═════ DATASET RECORDS
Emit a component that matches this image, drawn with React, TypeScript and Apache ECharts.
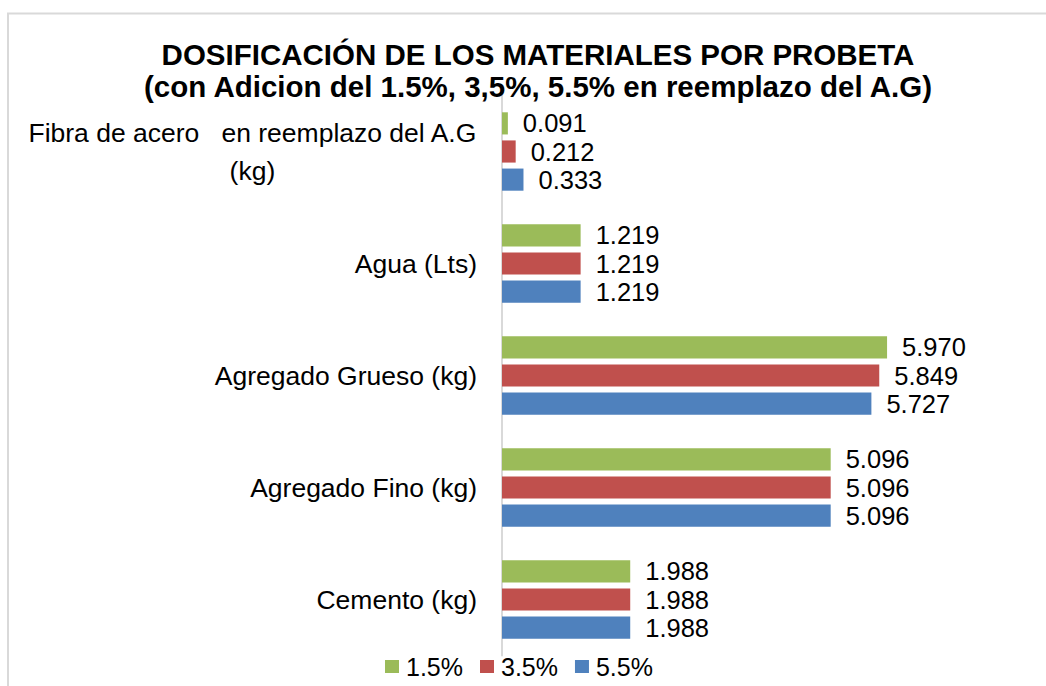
import React, { useEffect, useRef } from "react";
import * as echarts from "echarts";

const categories = [
  "Fibra de acero   en reemplazo del A.G (kg)",
  "Agua (Lts)",
  "Agregado Grueso (kg)",
  "Agregado Fino (kg)",
  "Cemento (kg)",
];
const seriesNames = ["1.5%", "3.5%", "5.5%"];
const values15 = [0.091, 1.219, 5.97, 5.096, 1.988];
const values35 = [0.212, 1.219, 5.849, 5.096, 1.988];
const values55 = [0.333, 1.219, 5.727, 5.096, 1.988];
const colors = ["#9BBB59", "#C0504D", "#4F81BD"];
const titleLines = [
  "DOSIFICACIÓN DE LOS MATERIALES POR PROBETA",
  "(con Adicion del 1.5%, 3,5%, 5.5% en reemplazo del A.G)",
];

const FONT = "'Liberation Sans', Arial, sans-serif";

export default function App() {
  const ref = useRef<HTMLDivElement>(null);
  useEffect(() => {
    if (!ref.current) return;
    const chart = echarts.init(ref.current, undefined, { renderer: "svg" });
    const allValues = [values15, values35, values55];
    const option: any = {
      animation: false,
      backgroundColor: "#ffffff",
      textStyle: { fontFamily: FONT },
      title: {
        text: titleLines.join("\n"),
        left: 533,
        textAlign: "center",
        top: 33,
        textStyle: {
          fontFamily: FONT,
          fontSize: 29.5,
          fontWeight: "bold",
          color: "#000000",
          lineHeight: 32,
        },
      },
      graphic: [
        {
          type: "rect",
          shape: { x: 8, y: 13.5, width: 1100, height: 700 },
          style: { fill: "none", stroke: "#d9d9d9", lineWidth: 2 },
          silent: true,
          z: -1,
        },
      ],
      legend: {
        data: seriesNames,
        top: 654,
        left: 385,
        padding: 0,
        icon: "rect",
        itemWidth: 14,
        itemHeight: 13,
        itemGap: 17,
        textStyle: {
          fontFamily: FONT,
          fontSize: 25,
          lineHeight: 25,
          color: "#000000",
          padding: [0, 0, 0, 2],
        },
      },
      grid: { left: 502, right: 28, top: 95.5, bottom: 30.5, containLabel: false },
      xAxis: {
        type: "value",
        min: 0,
        max: 8,
        show: false,
        splitLine: { show: false },
      },
      yAxis: {
        type: "category",
        data: categories,
        inverse: true,
        axisLine: { show: true, lineStyle: { color: "#d9d9d9", width: 2 } },
        axisTick: { show: false },
        axisLabel: {
          margin: 25,
          fontFamily: FONT,
          fontSize: 26.5,
          color: "#000000",
          formatter: (v: string) =>
            v === categories[0]
              ? "{a|Fibra de acero   en reemplazo del A.G}\n{a|(kg)}"
              : v,
          rich: {
            a: {
              align: "center",
              fontFamily: FONT,
              fontSize: 26.5,
              lineHeight: 38,
              color: "#000000",
            },
          },
        },
      },
      series: seriesNames.map((name, i) => ({
        name,
        type: "bar",
        data: allValues[i],
        barGap: "27%",
        barCategoryGap: "30%",
        itemStyle: { color: colors[i] },
        label: {
          show: true,
          position: "right",
          distance: 15,
          fontFamily: FONT,
          fontSize: 25.5,
          color: "#000000",
          formatter: (p: any) => Number(p.value).toFixed(3),
        },
      })),
    };
    chart.setOption(option);
    return () => chart.dispose();
  }, []);
  return (
    <div
      ref={ref}
      style={{ position: "fixed", left: 0, top: 0, width: 1046, height: 686 }}
    />
  );
}
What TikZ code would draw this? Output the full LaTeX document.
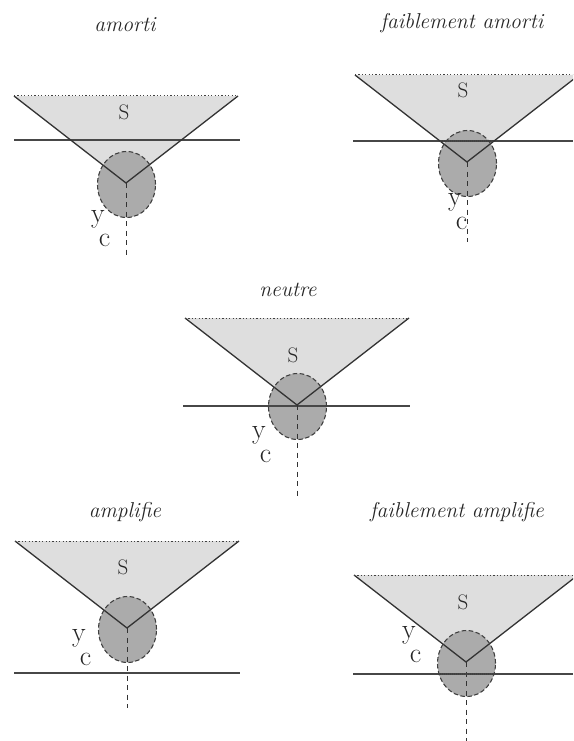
\documentclass[tikz,border=0pt]{standalone}
\begin{document}
\begin{tikzpicture}[x=1pt,y=-1pt,
  trifill/.style={fill=black!13},
  ellfill/.style={fill=black!33},
  hline/.style={draw=black!72,line width=1.1pt},
  vline/.style={draw=black!80,line width=1.3pt},
  topline/.style={draw=black!75,line width=1pt,dash pattern=on 1.2pt off 2.2pt},
  elldash/.style={draw=black!75,line width=1.1pt,dash pattern=on 4.5pt off 2.5pt},
  vdash/.style={draw=black!80,line width=1pt,dash pattern=on 5pt off 4.5pt},
  indot/.style={draw=black!75,line width=1.8pt,dash pattern=on 1pt off 1pt},
  ttl/.style={font=\fontsize{21.5}{24}\selectfont\itshape,text=black!85,inner sep=0pt},
  slab/.style={font=\fontsize{21}{24}\selectfont,text=black!85,inner sep=0pt},
  ylab/.style={font=\fontsize{28}{30}\selectfont,text=black!85,inner sep=0pt,anchor=base west}]
\useasboundingbox (0,0) rectangle (573,741);
\clip (0,0) rectangle (573,741);
\newcommand\drawpanel[7]{%
  \coordinate (v#7) at (#1,#2);
  \coordinate (tl#7) at (#1-112,#2-87);
  \coordinate (tr#7) at (#1+112,#2-87);
  \coordinate (e#7) at (#1+0.5,#2+1.5);
  \coordinate (hl#7) at (#4,#3);
  \coordinate (hr#7) at (#5,#3);
  \coordinate (d#7) at (#1,#6);
  \fill[trifill] (tl#7) -- (v#7) -- (tr#7) -- cycle;
  \fill[ellfill] (e#7) ellipse [x radius=29pt, y radius=33pt];
  \draw[hline] (hl#7) -- (hr#7);
  \draw[vline] (tl#7) -- (v#7) -- (tr#7);
  \draw[topline] (tl#7) -- (tr#7);
  \draw[elldash] (e#7) ellipse [x radius=29pt, y radius=33pt];
  \draw[vdash] (v#7) -- (d#7);
}
\newcommand\yc{y\kern-5.8pt\raisebox{-24pt}{c}}
% panel 1 : amorti
\drawpanel{126}{183}{140}{14}{240}{258}{1}
\node[ttl] (t1) at (125,25) {amorti};
\node[slab] (s1) at (124,112) {S};
\node[ylab] (y1) at (91,222) {\yc};
% panel 2 : faiblement amorti
\drawpanel{467}{162}{141}{353}{573}{242}{2}
\coordinate (i2a) at (440,141);
\coordinate (i2b) at (494,141);
\draw[indot] (i2a) -- (i2b);
\node[ttl] (t2) at (462,23) {faiblement amorti};
\node[slab] (s2) at (463,90) {S};
\node[ylab] (y2) at (448,205) {\yc};
% panel 3 : neutre
\drawpanel{297}{405}{406}{183}{410}{498}{3}
\node[ttl] (t3) at (288,290) {neutre};
\node[slab] (s3) at (293,355) {S};
\node[ylab] (y3) at (252,438) {\yc};
% panel 4 : amplifie
\drawpanel{127}{628}{673}{14}{240}{708}{4}
\node[ttl] (t4) at (125,512) {amplifie};
\node[slab] (s4) at (123,567) {S};
\node[ylab] (y4) at (72,641) {\yc};
% panel 5 : faiblement amplifie
\drawpanel{466}{662}{674}{353}{573}{741}{5}
\coordinate (i5a) at (438,674);
\coordinate (i5b) at (494,674);
\draw[indot] (i5a) -- (i5b);
\node[ttl] (t5) at (457,512) {faiblement amplifie};
\node[slab] (s5) at (463,602) {S};
\node[ylab] (y5) at (402,638) {\yc};
\end{tikzpicture}
\end{document}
══════════
--- EXERCISE PROMPT ---
Copy nothing but the lines from the top of the data down to the line containing "import * as", and leave the pictures out.

--- PROBLEM SOLUTION ---
Emit a component that matches this image, drawn with React, TypeScript and Apache ECharts.
import React, { useEffect, useRef } from "react";
import * as echarts from "echarts";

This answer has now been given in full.